Designed by New York architect David Gauld, the Bass remodel has the blessing of Isozaki, who served as consulting architect this time around. Gauld worked for Isozaki on the 2001 expansion.
“He was fine with it,” Gauld said. “He’s very philosophical about his buildings changing and even being destroyed.”
To help fill the new galleries, Karman Cubiñá and Bass board president George Lindemann are spearheading a $4-million art-acquisition program that’s already added to the museum’s exterior signature look: Pink neon lettering spelling out “Eternity Now,” a work by Sylvie Fleury, sits over the principal entrance, and the multicolored Miami Mountain, a sculptural tower by Ugo Rondinone, occupies a spot in Collins Park.

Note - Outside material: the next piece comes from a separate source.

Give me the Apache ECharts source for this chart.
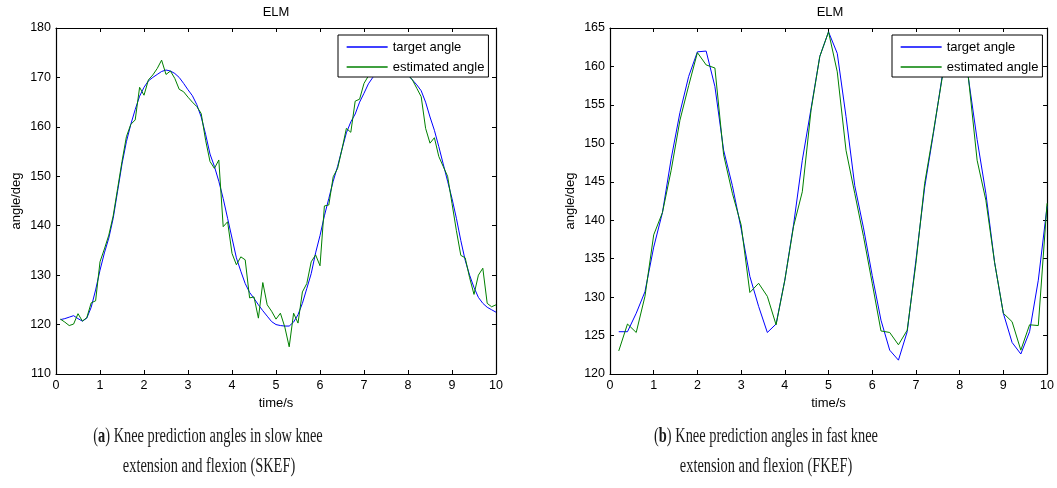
<!DOCTYPE html>
<html>
<head>
<meta charset="utf-8">
<script src="https://cdn.jsdelivr.net/npm/echarts@6/dist/echarts.min.js"></script>
<style>
  html, body { margin: 0; padding: 0; background: #fff; }
  #chart { width: 1057px; height: 488px; }
</style>
</head>
<body>
<div id="chart"></div>
<script>
// (a) slow knee extension/flexion, sampled every 0.1 s
const slowTime = [
  0.1, 0.2, 0.3, 0.4, 0.5, 0.6, 0.7, 0.8, 0.9, 1.0,
  1.1, 1.2, 1.3, 1.4, 1.5, 1.6, 1.7, 1.8, 1.9, 2.0,
  2.1, 2.2, 2.3, 2.4, 2.5, 2.6, 2.7, 2.8, 2.9, 3.0,
  3.1, 3.2, 3.3, 3.4, 3.5, 3.6, 3.7, 3.8, 3.9, 4.0,
  4.1, 4.2, 4.3, 4.4, 4.5, 4.6, 4.7, 4.8, 4.9, 5.0,
  5.1, 5.2, 5.3, 5.4, 5.5, 5.6, 5.7, 5.8, 5.9, 6.0,
  6.1, 6.2, 6.3, 6.4, 6.5, 6.6, 6.7, 6.8, 6.9, 7.0,
  7.1, 7.2, 7.3, 7.4, 7.5, 7.6, 7.7, 7.8, 7.9, 8.0,
  8.1, 8.2, 8.3, 8.4, 8.5, 8.6, 8.7, 8.8, 8.9, 9.0,
  9.1, 9.2, 9.3, 9.4, 9.5, 9.6, 9.7, 9.8, 9.9, 10.0
];
const slowTarget = [
  121.0, 121.2, 121.5, 121.8, 121.2, 120.7, 121.3, 123.5, 127.0, 131.0,
  134.5, 137.5, 141.5, 147.0, 152.5, 157.0, 160.5, 163.5, 166.2, 168.0,
  169.3, 170.0, 170.6, 171.2, 171.5, 171.3, 170.8, 170.0, 168.8, 167.5,
  166.3, 164.5, 162.0, 158.5, 154.5, 152.0, 149.0, 145.5, 141.5, 137.5,
  133.5, 130.8, 128.3, 126.5, 125.3, 124.0, 122.8, 121.7, 120.6, 120.0,
  119.8, 119.7, 119.7, 120.5, 122.0, 124.3, 127.3, 130.3, 134.5, 138.0,
  142.0, 145.5, 149.0, 152.0, 155.5, 158.8, 161.0, 162.6, 165.0, 166.8,
  168.7, 170.0, 171.0, 172.0, 172.5, 172.7, 172.5, 172.0, 171.3, 170.5,
  169.5, 168.5, 167.3, 165.0, 162.0, 159.3, 156.0, 152.5, 149.0, 145.5,
  141.5, 137.0, 133.0, 130.0, 127.5, 125.5, 124.3, 123.5, 123.0, 122.5
];
const slowEstimated = [
  121.1, 120.5, 119.8, 120.1, 122.2, 120.7, 121.4, 124.4, 124.8, 132.7,
  135.3, 138.1, 142.0, 147.5, 153.0, 158.0, 160.5, 161.4, 168.0, 166.4,
  169.5, 170.5, 171.8, 173.5, 170.6, 171.3, 169.8, 167.6, 167.1, 166.0,
  165.0, 164.1, 162.7, 157.3, 153.0, 151.6, 153.3, 139.8, 140.8, 134.4,
  132.1, 133.7, 133.1, 125.4, 125.6, 121.3, 128.5, 124.0, 122.7, 121.1,
  122.3, 119.5, 115.5, 122.3, 120.3, 126.6, 128.3, 132.7, 134.1, 131.9,
  144.0, 144.2, 149.9, 151.6, 155.5, 159.7, 158.9, 165.2, 165.6, 168.8,
  170.3, 171.0, 172.0, 172.8, 172.5, 172.0, 171.8, 171.2, 170.8, 170.5,
  169.5, 167.8, 166.1, 159.7, 156.7, 157.8, 154.0, 152.0, 150.0, 144.5,
  139.0, 134.0, 133.5, 129.5, 126.1, 130.0, 131.4, 124.3, 123.6, 124.0
];

// (b) fast knee extension/flexion, sampled every 0.2 s
const fastTime = [
  0.2, 0.4, 0.6, 0.8, 1.0, 1.2, 1.4, 1.6, 1.8, 2.0,
  2.2, 2.4, 2.6, 2.8, 3.0, 3.2, 3.4, 3.6, 3.8, 4.0,
  4.2, 4.4, 4.6, 4.8, 5.0, 5.2, 5.4, 5.6, 5.8, 6.0,
  6.2, 6.4, 6.6, 6.8, 7.0, 7.2, 7.4, 7.6, 7.8, 8.0,
  8.2, 8.4, 8.6, 8.8, 9.0, 9.2, 9.4, 9.6, 9.8, 10.0
];
const fastTarget = [
  125.5, 125.5, 127.9, 130.7, 136.5, 141.0, 148.0, 154.0, 158.7, 161.9,
  162.0, 157.4, 149.1, 144.5, 138.9, 132.7, 128.8, 125.4, 126.5, 132.2,
  139.4, 147.8, 154.5, 161.3, 164.5, 161.7, 153.5, 144.5, 139.0, 132.8,
  127.0, 123.1, 121.8, 125.5, 134.8, 144.3, 151.3, 158.7, 162.0, 163.5,
  158.5, 150.5, 143.5, 134.5, 127.9, 124.1, 122.6, 125.5, 132.2, 141.8
];
const fastEstimated = [
  123.0, 126.5, 125.4, 130.1, 138.1, 141.0, 146.5, 153.0, 157.5, 161.8,
  160.2, 159.8, 148.5, 143.5, 139.4, 130.6, 131.8, 130.1, 126.4, 132.2,
  139.2, 143.7, 154.3, 161.3, 164.5, 159.3, 149.1, 143.5, 137.9, 131.8,
  125.6, 125.4, 123.8, 125.7, 134.4, 144.8, 151.5, 158.5, 161.5, 163.0,
  158.6, 147.8, 142.6, 134.5, 127.9, 126.8, 123.1, 126.4, 126.3, 142.2
];

const xTicks = { min: 0, max: 10, interval: 1 };
const slowTicks = { min: 110, max: 180, interval: 10 };
const fastTicks = { min: 120, max: 165, interval: 5 };

const font = "'Liberation Sans', Arial, sans-serif";
const serif = "'Liberation Serif', 'Times New Roman', serif";

function pairs(xs, ys) {
  return xs.map((x, i) => [x, ys[i]]);
}

// matlab style box: labelled axis + mirrored axis with inward ticks only
function makeX(grid, position, withLabel) {
  return {
    type: "value",
    gridIndex: grid,
    position: position,
    min: xTicks.min,
    max: xTicks.max,
    interval: xTicks.interval,
    name: withLabel ? "time/s" : "",
    nameLocation: "middle",
    nameGap: 22,
    nameTextStyle: { color: "#000", fontFamily: font, fontSize: 13 },
    axisLine: { show: true, onZero: false, lineStyle: { color: "#000", width: 1.2 } },
    axisTick: { show: true, inside: true, length: 4, lineStyle: { color: "#000" } },
    axisLabel: { show: withLabel, color: "#000", fontFamily: font, fontSize: 12.5, margin: 5 },
    splitLine: { show: false },
  };
}

function makeY(grid, position, ticks, withLabel, gap) {
  return {
    type: "value",
    gridIndex: grid,
    position: position,
    min: ticks.min,
    max: ticks.max,
    interval: ticks.interval,
    name: withLabel ? "angle/deg" : "",
    nameLocation: "middle",
    nameGap: gap,
    nameTextStyle: { color: "#000", fontFamily: font, fontSize: 13 },
    axisLine: { show: true, onZero: false, lineStyle: { color: "#000", width: 1.2 } },
    axisTick: { show: true, inside: true, length: 4, lineStyle: { color: "#000" } },
    axisLabel: { show: withLabel, color: "#000", fontFamily: font, fontSize: 12.5, margin: 5 },
    splitLine: { show: false },
  };
}

function makeLegend(left) {
  return {
    left: left,
    top: 35,
    orient: "vertical",
    data: ["target angle", "estimated angle"],
    backgroundColor: "#fff",
    borderColor: "#000",
    borderWidth: 1,
    borderRadius: 0,
    padding: [5, 4, 3, 8],
    itemWidth: 41,
    itemHeight: 14,
    itemGap: 6,
    selectedMode: false,
    // hide the circle marker, keep only the line sample
    itemStyle: { opacity: 0 },
    lineStyle: { width: 1.3 },
    textStyle: { color: "#000", fontFamily: font, fontSize: 13, lineHeight: 14 },
  };
}

function caption(x, y, tag, text) {
  return {
    type: "text",
    x: x,
    y: y,
    scaleX: 0.72,
    style: {
      text: "{p|(}{b|" + tag + "}{p|) " + text + "}",
      textAlign: "center",
      textVerticalAlign: "middle",
      fill: "#1a1a1a",
      rich: {
        p: { fontFamily: serif, fontSize: 20, color: "#1a1a1a" },
        b: { fontFamily: serif, fontSize: 20, fontWeight: "bold", color: "#1a1a1a" },
      },
    },
  };
}

function captionLine(x, y, text) {
  return {
    type: "text",
    x: x,
    y: y,
    scaleX: 0.72,
    style: {
      text: text,
      textAlign: "center",
      textVerticalAlign: "middle",
      fill: "#1a1a1a",
      font: "20px " + serif,
    },
  };
}

const chart = echarts.init(document.getElementById("chart"), null, { renderer: "canvas" });

chart.setOption({
  backgroundColor: "#fff",
  animation: false,
  title: [
    { text: "ELM", left: 276, top: 6, padding: 0, textAlign: "center",
      textStyle: { color: "#000", fontFamily: font, fontSize: 13, fontWeight: "normal" } },
    { text: "ELM", left: 830, top: 6, padding: 0, textAlign: "center",
      textStyle: { color: "#000", fontFamily: font, fontSize: 13, fontWeight: "normal" } },
  ],
  legend: [makeLegend(338), makeLegend(892)],
  grid: [
    { left: 56, top: 28, width: 440, height: 346 },
    { left: 610, top: 28, width: 440, height: 346 },
  ],
  xAxis: [
    makeX(0, "bottom", true),
    makeX(1, "bottom", true),
    makeX(0, "top", false),
    makeX(1, "top", false),
  ],
  yAxis: [
    makeY(0, "left", slowTicks, true, 33),
    makeY(1, "left", fastTicks, true, 33),
    makeY(0, "right", slowTicks, false, 0),
    makeY(1, "right", fastTicks, false, 0),
  ],
  series: [
    {
      name: "target angle", type: "line", xAxisIndex: 0, yAxisIndex: 0,
      data: pairs(slowTime, slowTarget), symbol: "none",
      lineStyle: { color: "#0000ff", width: 1 }, itemStyle: { color: "#0000ff" },
    },
    {
      name: "estimated angle", type: "line", xAxisIndex: 0, yAxisIndex: 0,
      data: pairs(slowTime, slowEstimated), symbol: "none",
      lineStyle: { color: "#008000", width: 1 }, itemStyle: { color: "#008000" },
    },
    {
      name: "target angle", type: "line", xAxisIndex: 1, yAxisIndex: 1,
      data: pairs(fastTime, fastTarget), symbol: "none",
      lineStyle: { color: "#0000ff", width: 1 }, itemStyle: { color: "#0000ff" },
    },
    {
      name: "estimated angle", type: "line", xAxisIndex: 1, yAxisIndex: 1,
      data: pairs(fastTime, fastEstimated), symbol: "none",
      lineStyle: { color: "#008000", width: 1 }, itemStyle: { color: "#008000" },
    },
  ],
  graphic: [
    caption(208, 437, "a", "Knee prediction angles in slow knee"),
    captionLine(209, 467, "extension and flexion (SKEF)"),
    caption(766, 437, "b", "Knee prediction angles in fast knee"),
    captionLine(766, 467, "extension and flexion (FKEF)"),
  ],
});
</script>
</body>
</html>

Other new acquisitions on display starting Sunday include “Dial-a-Poem,” a work by poet and artist John Giorno that consists of an old rotary phone on which visitors can do precisely what the title suggests, and “Petrified Petrol Pump,” a sculpture of just that by the Puerto Rico-based artistic duo Allora & Calzadilla.
Also on view: an exhibit that fills the largest gallery with colorful, life-size clown figures, by Rondinoni, and a combination of contemporary works by Pascale Marthine Tayou interlaced with masterworks from the Bass collection.
The repositioning of the Bass is just the latest in a series of transformations of what was the first art-exhibition space in all of Miami. The building, one of the earliest Deco structures in Miami Beach, originally housed a public library and art center and was expanded in 1937 and again in 1950.
It was converted fully into exhibition space in the early 1960s to house the donated collection of Beach residents John and Johanna Bass. It reopened as The Bass Museum of Art in 1964.
The Isozaki design originally called for an additional wing that was never built. The removed ramp was supposed to bridge the two new wings.
The newest reconfiguration proved more challenging than museum administrators thought, requiring several postponements of the reopening and, in the end, taking nearly twice as long as originally planned.
The museum’s holdings, which now comprise some 2,000 pieces, and its curatorial focus have also shifted over the years.
The Basses had invested heavily in Baroque and Renaissance-era art, including a collection of spectacular tapestries, but curatorial studies over subsequent years found some works to be either fake or misattributed. Still, the classic artistic treasures it houses, even in the relatively cramped building that existed before Isozaki’s expansion, were long a Beach attraction.
But after taking over as director nine years ago, Karman Cubiñá, with Lindemann’s support, began shifting the museum’s emphasis to contemporary art, mostly through exhibitions of borrowed works or traveling exhibits. The new focus was a hit, helping the museum double attendance over five years before closing for the renovation.
“You do something enough years, and it becomes a brand,” Karman Cubiñá said. “Our focus now is definitely contemporary.”